I’m a planner. I like organization. I love plastic tubs with labels, checklists, and things done in advance. I don’t like surprises, uncertainty, or spontaneity and I absolutely hate the phrase “one day at a time.” As long as I get my way, I’m pretty easy-going and not easily fazed — if I don’t get my way I have a tendency to worry.
To say I worry a lot these days would be an understatement. On good days I worry, on bad I know fear. The difference between a good day and a bad is primarily determined by how tired I am, whether I have the energy to keep myself in this day and no other.
Last night I was reading about a family who had a daughter born with severe physical disabilities. The father wrote:
“…we were stuck…in despair…in fear….Most importantly, stuck in an unknown territory where our attitudes and beliefs hadn’t adapted to the landscape. We finally reached a point where the pain became unbearable. We were left with no choice but to look within ourselves to change the beliefs and expectations that trapped us in fear and anxiety….We realized that we could become more connected to and effective with Nikki if we were able to replace our fear and anxiety with happiness and peace of mind by letting go of any expectations we had for her.”

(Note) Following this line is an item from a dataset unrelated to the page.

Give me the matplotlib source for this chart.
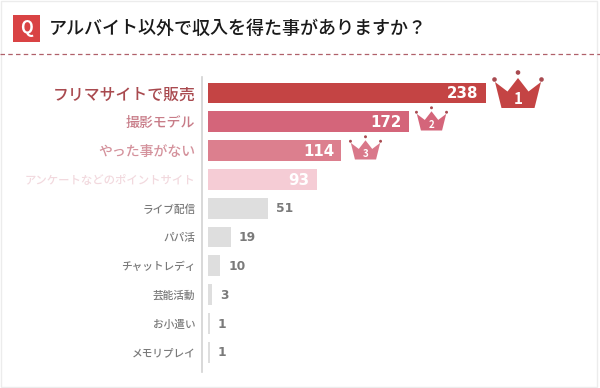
import matplotlib
matplotlib.use('Agg')
import matplotlib.pyplot as plt
from matplotlib.patches import Polygon, Circle, Rectangle

plt.rcParams['font.family'] = ['Noto Sans CJK JP', 'DejaVu Sans']

title = 'アルバイト以外で収入を得た事がありますか？'
categories = ['フリマサイトで販売', '撮影モデル', 'やった事がない', 'アンケートなどのポイントサイト',
              'ライブ配信', 'パパ活', 'チャットレディ', '芸能活動', 'お小遣い', 'メモリプレイ']
values = [238, 172, 114, 93, 51, 19, 10, 3, 1, 1]

bar_colors = ['#c44444', '#d4657a', '#dc7f8e', '#f5ccd5'] + ['#dedede'] * 6
label_colors = ['#a94a4f', '#c87c88', '#d4929c', '#f2d9de'] + ['#7a7a7a'] * 6
label_sizes = [11.4, 10, 10, 8.2, 7.7, 7.7, 7.7, 7.7, 7.7, 7.7]

W, H = 600, 388
fig = plt.figure(figsize=(W / 100, H / 100), dpi=100, facecolor='white')

# overlay in pixel coords for the header and crowns
deco = fig.add_axes([0, 0, 1, 1], zorder=3)
deco.set_xlim(0, W)
deco.set_ylim(H, 0)
deco.axis('off')
deco.patch.set_alpha(0)

deco.add_patch(Rectangle((1, 0.5), 596, 386, fc='none', ec='#ececec', lw=1))
deco.add_patch(Rectangle((13, 15), 27, 27, fc='#d94344', ec='none'))
deco.text(26.5, 28, 'Q', color='white', fontsize=12, fontweight='bold', ha='center', va='center')
deco.text(49, 28.5, title, color='#1a1a1a', fontsize=13, fontweight='medium', ha='left', va='center')
deco.plot([0, 600], [53.5, 53.5], color='#b0606a', lw=0.9, dashes=(3.6, 2.6))

# bars: 1.164 px per respondent, rows 28.8 px apart
left_px, px_per_unit = 208.5, 1.164
top_px, bottom_px, row_px, first_px = 76.5, 372, 28.8, 93
ax = fig.add_axes([left_px / W, 1 - bottom_px / H, (W - left_px) / W, (bottom_px - top_px) / H])
ax.set_xlim(0, (W - left_px) / px_per_unit)
ax.set_ylim((bottom_px - first_px) / row_px, (top_px - first_px) / row_px)
ax.patch.set_alpha(0)

pos = list(range(len(values)))
ax.barh(pos, values, height=0.72, color=bar_colors)

for s in ['top', 'right', 'bottom']:
    ax.spines[s].set_visible(False)
ax.spines['left'].set_position(('outward', 4.7))
ax.spines['left'].set_color('#d2d2d2')
ax.spines['left'].set_linewidth(1.2)
ax.set_xticks([])
ax.set_yticks(pos)
ax.set_yticklabels(categories, fontweight='medium')
ax.tick_params(axis='y', length=0, pad=4.8)
for lab, c, sz in zip(ax.get_yticklabels(), label_colors, label_sizes):
    lab.set_color(c)
    lab.set_fontsize(sz)

for i, v in enumerate(values):
    if i < 4:
        ax.annotate(str(v), (v, i), xytext=(-5, -0.5), textcoords='offset points', ha='right',
                    va='center', color='white', fontsize=10.8, fontweight='bold', family='DejaVu Sans')
    else:
        ax.annotate(str(v), (v, i), xytext=(6, -0.5), textcoords='offset points', ha='left',
                    va='center', color='#7a7a7a', fontsize=8.8, fontweight='bold', family='DejaVu Sans')


def crown(cx, bottom, s, color, dot, num, fs):
    pts = [(-16.5, 0), (-23, -26), (-10.5, -16.5), (0, -30), (10.5, -16.5), (23, -26), (16.5, 0)]
    deco.add_patch(Polygon([(cx + x * s, bottom + y * s) for x, y in pts], fc=color, ec='none'))
    for x, y in [(-23.5, -28.5), (0, -35.5), (23.5, -28.5)]:
        deco.add_patch(Circle((cx + x * s, bottom + y * s), 2.3 * s, fc=dot, ec='none'))
    deco.text(cx, bottom - 8.5 * s, num, color='white', fontsize=fs, fontweight='bold', ha='center', va='center')


crown(518, 108, 1.0, '#c44444', '#a84a50', '1', 11)
crown(431.5, 130.5, 0.64, '#d4657a', '#a84a50', '2', 7)
crown(365.5, 159.5, 0.64, '#d9788a', '#a84a50', '3', 7)

fig.savefig('out.png', dpi=100)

It’s awfully hard not to have expectations for your kids, that’s part of the fun. While pregnant, you’re “expecting” — true in more ways than one. I can see the logic in letting go of expectations, and I’m working on that with Grace. She’s an active but stubborn two-year old. On our way to her first movie yesterday I gave myself the pep talk, “it’s her first movie, she might not like it, you may not see the whole film, you may not see any of it and be out ten bucks.” When the novelty of Kung Fu Panda wore off forty minutes into the film and she asked to go home, we left, went and had a nice lunch together and counted the day a great success.
But with a child diagnosed as Hope has been, letting go feels a lot more like giving up, or giving in. And what about my expectations for myself? I guess those two are just going to have to take a little longer.